The government of Gabon, a sovereign state on the west coast of Africa, set fire to over five tons of ivory today—sending a strong message that the illegal ivory trade and elephant poaching will not be tolerated in the country. The government-held stockpile corresponds to about 850 elephants and came from ivory seized from poachers who illegally killed the animals.
"Gabon has a policy of zero tolerance for wildlife crime and we are putting in place the institutions and laws to ensure this policy is enforced," said President Ali Bongo, who lit the bonfire which included 1,278 elephant tusks and 17,700 pieces of worked ivory. Illegal ivory seized by authorities in Gabon had been stored in secure locations protected by the government.
2011 Worst Year for Elephant Poaching
This event comes at a time when elephant poaching in Central Africa is accelerating. Although international ivory trade has been illegal since a global ban took effect in 1989, demand remains high in several Asian countries.

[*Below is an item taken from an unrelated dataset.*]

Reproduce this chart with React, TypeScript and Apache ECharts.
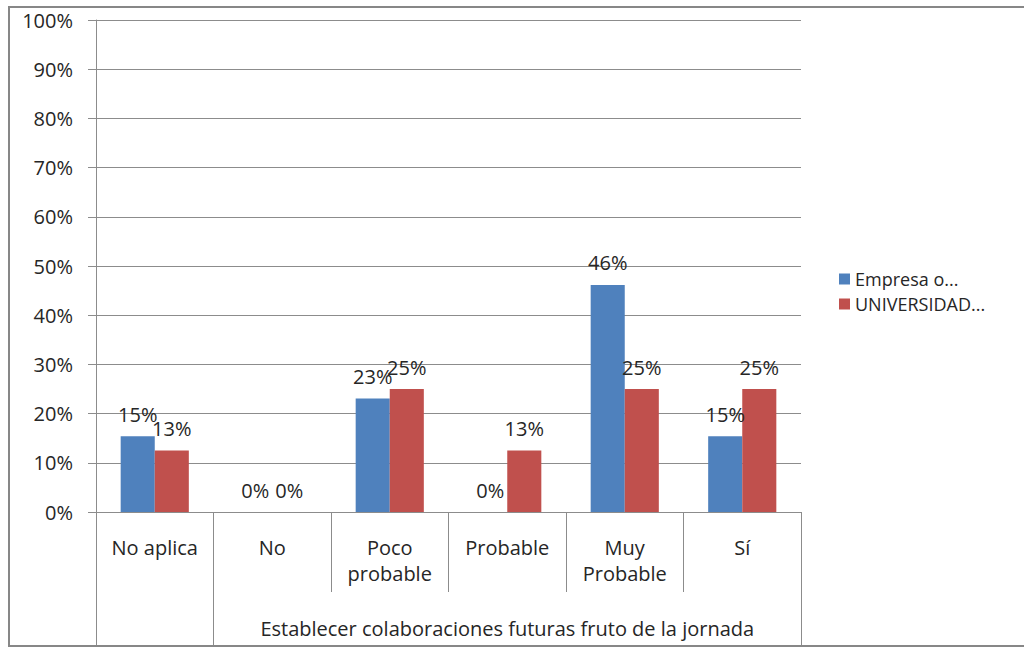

This continues to drive elephant poaching in Africa; a report released earlier this month found that 2011 was the worst year on record for elephant poaching in Africa.
“By setting ablaze its ivory stockpile, Gabon has shown its commitment to stamping out wildlife crime to protect its elephants,” said WWF’s Dr. Richard Carroll who was present at the event. “Thousands of Africa’s elephants are being killed each year for their ivory and if we fail to take action now, decades of conservation efforts will go up in smoke.”
Hear Tom Milliken of TRAFFIC, the world’s largest wildlife trade monitoring network, talks about why Gabon’s commitment is so important:
WWF Works to Stop Wildlife Crime
In response to the alarming increase in elephant poaching the U.S. Government helped put together a workshop in Gabon this past April. At the workshop Gabon announced it would be burning its ivory stockpile. The gathering brought together Central African and Asian governments, specialized UN agencies and international organizations such as INTERPOL and the Kenya Wildlife Service.
After this announcement was made, WWF and TRAFFIC, the world’s largest wildlife trade monitoring network, worked with Gabon to independently audit its government-owned ivory stockpile before any of it was destroyed. The audit ensured that every single piece of ivory was accounted for and none had leaked into illegal trade.
“WWF applauds Gabon and calls on leaders from Central Africa and Asia to band together and break the illegal ivory trade chain,” said Ginette Hemley, Senior Vice President, Conservation Strategy and Science. “WWF stands ready to support grassroots action and global strategies to stop wildlife crime, which jeopardizes the future of some of the planet’s most iconic wildlife.”